[WHAT NEEDS TO BE DONE]:
Copy each of the entries below faithfully, setting aside any pictures.

Source code of charts:
-- Begin --
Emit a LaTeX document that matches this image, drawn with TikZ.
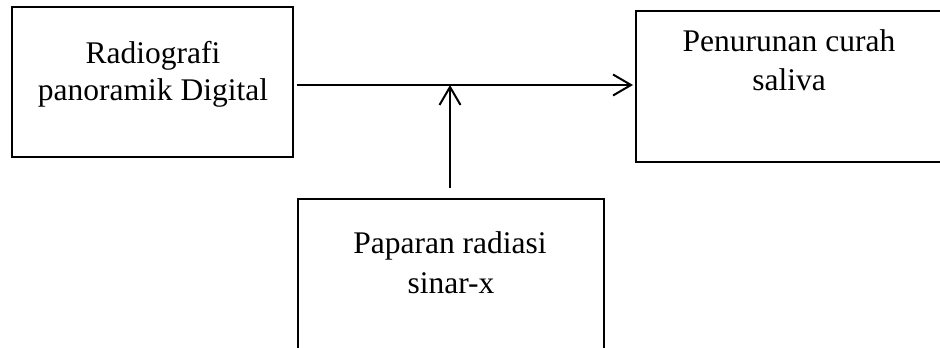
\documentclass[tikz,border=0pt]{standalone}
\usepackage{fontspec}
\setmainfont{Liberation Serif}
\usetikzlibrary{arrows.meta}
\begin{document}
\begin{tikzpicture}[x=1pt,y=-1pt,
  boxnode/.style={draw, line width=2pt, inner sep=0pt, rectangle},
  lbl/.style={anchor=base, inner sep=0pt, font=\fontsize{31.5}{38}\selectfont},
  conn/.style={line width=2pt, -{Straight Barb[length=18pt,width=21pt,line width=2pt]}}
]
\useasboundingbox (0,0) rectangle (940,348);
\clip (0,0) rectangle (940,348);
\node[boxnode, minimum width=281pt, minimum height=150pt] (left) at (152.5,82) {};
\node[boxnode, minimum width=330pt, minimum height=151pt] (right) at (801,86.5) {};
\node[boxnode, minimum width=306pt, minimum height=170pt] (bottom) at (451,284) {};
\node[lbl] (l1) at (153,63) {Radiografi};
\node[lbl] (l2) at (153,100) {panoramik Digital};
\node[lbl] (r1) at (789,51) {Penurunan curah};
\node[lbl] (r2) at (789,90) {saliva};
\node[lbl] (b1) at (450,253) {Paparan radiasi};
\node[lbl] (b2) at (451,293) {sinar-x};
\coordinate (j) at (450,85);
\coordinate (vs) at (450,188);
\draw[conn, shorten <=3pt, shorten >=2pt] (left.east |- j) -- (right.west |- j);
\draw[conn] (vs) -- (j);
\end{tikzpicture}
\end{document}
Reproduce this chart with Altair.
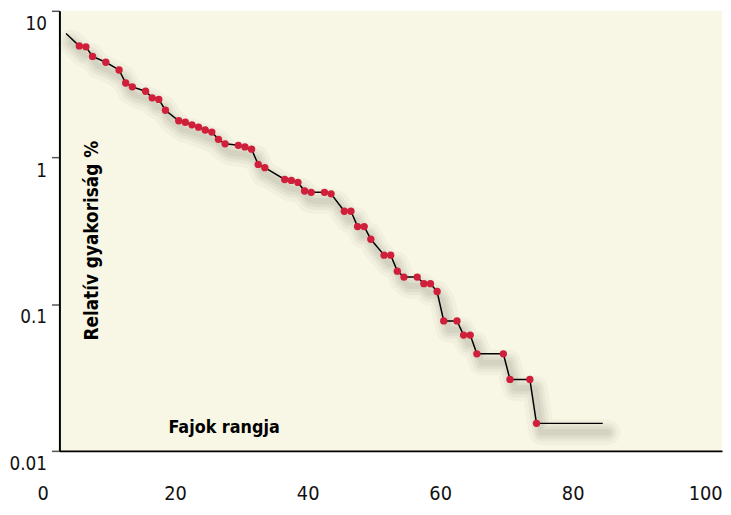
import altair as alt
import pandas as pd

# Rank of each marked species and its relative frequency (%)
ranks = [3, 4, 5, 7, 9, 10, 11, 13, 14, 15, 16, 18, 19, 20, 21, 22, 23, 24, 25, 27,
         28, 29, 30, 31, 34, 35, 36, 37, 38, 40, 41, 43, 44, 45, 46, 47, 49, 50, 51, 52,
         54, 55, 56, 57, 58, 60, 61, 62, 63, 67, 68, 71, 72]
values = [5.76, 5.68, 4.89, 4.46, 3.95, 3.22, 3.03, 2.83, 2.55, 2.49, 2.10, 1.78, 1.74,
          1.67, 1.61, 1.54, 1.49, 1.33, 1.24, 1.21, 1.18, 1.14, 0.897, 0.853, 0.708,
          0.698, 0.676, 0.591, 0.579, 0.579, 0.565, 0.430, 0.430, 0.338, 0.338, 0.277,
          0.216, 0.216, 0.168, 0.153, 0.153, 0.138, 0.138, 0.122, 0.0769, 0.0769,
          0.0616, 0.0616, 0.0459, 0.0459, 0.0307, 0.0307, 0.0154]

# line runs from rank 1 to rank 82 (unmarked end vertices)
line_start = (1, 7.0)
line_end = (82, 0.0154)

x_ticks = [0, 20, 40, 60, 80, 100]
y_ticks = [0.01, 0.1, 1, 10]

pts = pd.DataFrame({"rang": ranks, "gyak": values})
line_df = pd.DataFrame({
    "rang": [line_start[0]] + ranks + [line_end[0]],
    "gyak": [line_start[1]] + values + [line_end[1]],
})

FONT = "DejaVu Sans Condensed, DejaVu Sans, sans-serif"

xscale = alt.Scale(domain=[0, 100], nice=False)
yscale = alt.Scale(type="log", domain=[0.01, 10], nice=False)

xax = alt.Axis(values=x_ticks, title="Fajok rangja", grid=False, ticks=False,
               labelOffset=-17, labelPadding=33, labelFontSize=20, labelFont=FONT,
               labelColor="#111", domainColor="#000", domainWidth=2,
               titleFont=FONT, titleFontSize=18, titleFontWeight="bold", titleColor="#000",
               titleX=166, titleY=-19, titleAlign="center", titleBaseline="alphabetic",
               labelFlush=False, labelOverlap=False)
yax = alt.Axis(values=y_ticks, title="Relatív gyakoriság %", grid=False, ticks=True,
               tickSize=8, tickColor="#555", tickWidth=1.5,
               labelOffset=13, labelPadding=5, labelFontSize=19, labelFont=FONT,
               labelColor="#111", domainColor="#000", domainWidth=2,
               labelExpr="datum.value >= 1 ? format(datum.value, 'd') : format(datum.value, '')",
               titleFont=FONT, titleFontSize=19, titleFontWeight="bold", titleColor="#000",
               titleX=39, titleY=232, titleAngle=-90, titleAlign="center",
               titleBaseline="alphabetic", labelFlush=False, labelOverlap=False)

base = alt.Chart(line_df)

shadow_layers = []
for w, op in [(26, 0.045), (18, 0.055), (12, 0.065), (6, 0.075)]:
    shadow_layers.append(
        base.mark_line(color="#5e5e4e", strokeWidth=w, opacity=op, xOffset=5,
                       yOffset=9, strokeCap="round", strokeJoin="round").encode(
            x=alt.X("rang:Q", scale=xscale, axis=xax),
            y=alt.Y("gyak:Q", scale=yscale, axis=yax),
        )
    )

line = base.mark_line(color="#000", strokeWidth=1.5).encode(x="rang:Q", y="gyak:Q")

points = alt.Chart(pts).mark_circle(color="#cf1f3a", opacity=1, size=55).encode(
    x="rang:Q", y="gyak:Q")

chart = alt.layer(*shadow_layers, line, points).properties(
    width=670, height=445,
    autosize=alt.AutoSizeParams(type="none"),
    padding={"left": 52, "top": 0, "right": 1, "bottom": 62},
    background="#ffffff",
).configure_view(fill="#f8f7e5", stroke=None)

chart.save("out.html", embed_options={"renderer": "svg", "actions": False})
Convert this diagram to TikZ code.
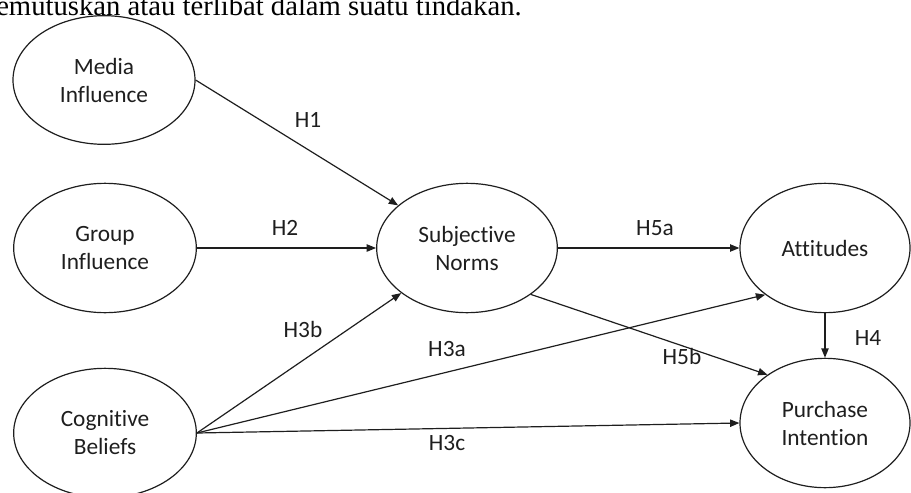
-- End --
[SOLUTION TO THIS TASK]:
Emit a LaTeX document that matches this image, drawn with TikZ.
\documentclass[tikz,border=0pt]{standalone}
\usepackage{fontspec}
\setmainfont{Liberation Serif}
\usetikzlibrary{arrows.meta}
\begin{document}
\begin{tikzpicture}[x=1pt,y=-1pt,
  boxnode/.style={draw, line width=2pt, inner sep=0pt, rectangle},
  lbl/.style={anchor=base, inner sep=0pt, font=\fontsize{31.5}{38}\selectfont},
  conn/.style={line width=2pt, -{Straight Barb[length=18pt,width=21pt,line width=2pt]}}
]
\useasboundingbox (0,0) rectangle (940,348);
\clip (0,0) rectangle (940,348);
\node[boxnode, minimum width=281pt, minimum height=150pt] (left) at (152.5,82) {};
\node[boxnode, minimum width=330pt, minimum height=151pt] (right) at (801,86.5) {};
\node[boxnode, minimum width=306pt, minimum height=170pt] (bottom) at (451,284) {};
\node[lbl] (l1) at (153,63) {Radiografi};
\node[lbl] (l2) at (153,100) {panoramik Digital};
\node[lbl] (r1) at (789,51) {Penurunan curah};
\node[lbl] (r2) at (789,90) {saliva};
\node[lbl] (b1) at (450,253) {Paparan radiasi};
\node[lbl] (b2) at (451,293) {sinar-x};
\coordinate (j) at (450,85);
\coordinate (vs) at (450,188);
\draw[conn, shorten <=3pt, shorten >=2pt] (left.east |- j) -- (right.west |- j);
\draw[conn] (vs) -- (j);
\end{tikzpicture}
\end{document}
Reproduce this chart with Altair.
import altair as alt
import pandas as pd

# Rank of each marked species and its relative frequency (%)
ranks = [3, 4, 5, 7, 9, 10, 11, 13, 14, 15, 16, 18, 19, 20, 21, 22, 23, 24, 25, 27,
         28, 29, 30, 31, 34, 35, 36, 37, 38, 40, 41, 43, 44, 45, 46, 47, 49, 50, 51, 52,
         54, 55, 56, 57, 58, 60, 61, 62, 63, 67, 68, 71, 72]
values = [5.76, 5.68, 4.89, 4.46, 3.95, 3.22, 3.03, 2.83, 2.55, 2.49, 2.10, 1.78, 1.74,
          1.67, 1.61, 1.54, 1.49, 1.33, 1.24, 1.21, 1.18, 1.14, 0.897, 0.853, 0.708,
          0.698, 0.676, 0.591, 0.579, 0.579, 0.565, 0.430, 0.430, 0.338, 0.338, 0.277,
          0.216, 0.216, 0.168, 0.153, 0.153, 0.138, 0.138, 0.122, 0.0769, 0.0769,
          0.0616, 0.0616, 0.0459, 0.0459, 0.0307, 0.0307, 0.0154]

# line runs from rank 1 to rank 82 (unmarked end vertices)
line_start = (1, 7.0)
line_end = (82, 0.0154)

x_ticks = [0, 20, 40, 60, 80, 100]
y_ticks = [0.01, 0.1, 1, 10]

pts = pd.DataFrame({"rang": ranks, "gyak": values})
line_df = pd.DataFrame({
    "rang": [line_start[0]] + ranks + [line_end[0]],
    "gyak": [line_start[1]] + values + [line_end[1]],
})

FONT = "DejaVu Sans Condensed, DejaVu Sans, sans-serif"

xscale = alt.Scale(domain=[0, 100], nice=False)
yscale = alt.Scale(type="log", domain=[0.01, 10], nice=False)

xax = alt.Axis(values=x_ticks, title="Fajok rangja", grid=False, ticks=False,
               labelOffset=-17, labelPadding=33, labelFontSize=20, labelFont=FONT,
               labelColor="#111", domainColor="#000", domainWidth=2,
               titleFont=FONT, titleFontSize=18, titleFontWeight="bold", titleColor="#000",
               titleX=166, titleY=-19, titleAlign="center", titleBaseline="alphabetic",
               labelFlush=False, labelOverlap=False)
yax = alt.Axis(values=y_ticks, title="Relatív gyakoriság %", grid=False, ticks=True,
               tickSize=8, tickColor="#555", tickWidth=1.5,
               labelOffset=13, labelPadding=5, labelFontSize=19, labelFont=FONT,
               labelColor="#111", domainColor="#000", domainWidth=2,
               labelExpr="datum.value >= 1 ? format(datum.value, 'd') : format(datum.value, '')",
               titleFont=FONT, titleFontSize=19, titleFontWeight="bold", titleColor="#000",
               titleX=39, titleY=232, titleAngle=-90, titleAlign="center",
               titleBaseline="alphabetic", labelFlush=False, labelOverlap=False)

base = alt.Chart(line_df)

shadow_layers = []
for w, op in [(26, 0.045), (18, 0.055), (12, 0.065), (6, 0.075)]:
    shadow_layers.append(
        base.mark_line(color="#5e5e4e", strokeWidth=w, opacity=op, xOffset=5,
                       yOffset=9, strokeCap="round", strokeJoin="round").encode(
            x=alt.X("rang:Q", scale=xscale, axis=xax),
            y=alt.Y("gyak:Q", scale=yscale, axis=yax),
        )
    )

line = base.mark_line(color="#000", strokeWidth=1.5).encode(x="rang:Q", y="gyak:Q")

points = alt.Chart(pts).mark_circle(color="#cf1f3a", opacity=1, size=55).encode(
    x="rang:Q", y="gyak:Q")

chart = alt.layer(*shadow_layers, line, points).properties(
    width=670, height=445,
    autosize=alt.AutoSizeParams(type="none"),
    padding={"left": 52, "top": 0, "right": 1, "bottom": 62},
    background="#ffffff",
).configure_view(fill="#f8f7e5", stroke=None)

chart.save("out.html", embed_options={"renderer": "svg", "actions": False})
Convert this diagram to TikZ code.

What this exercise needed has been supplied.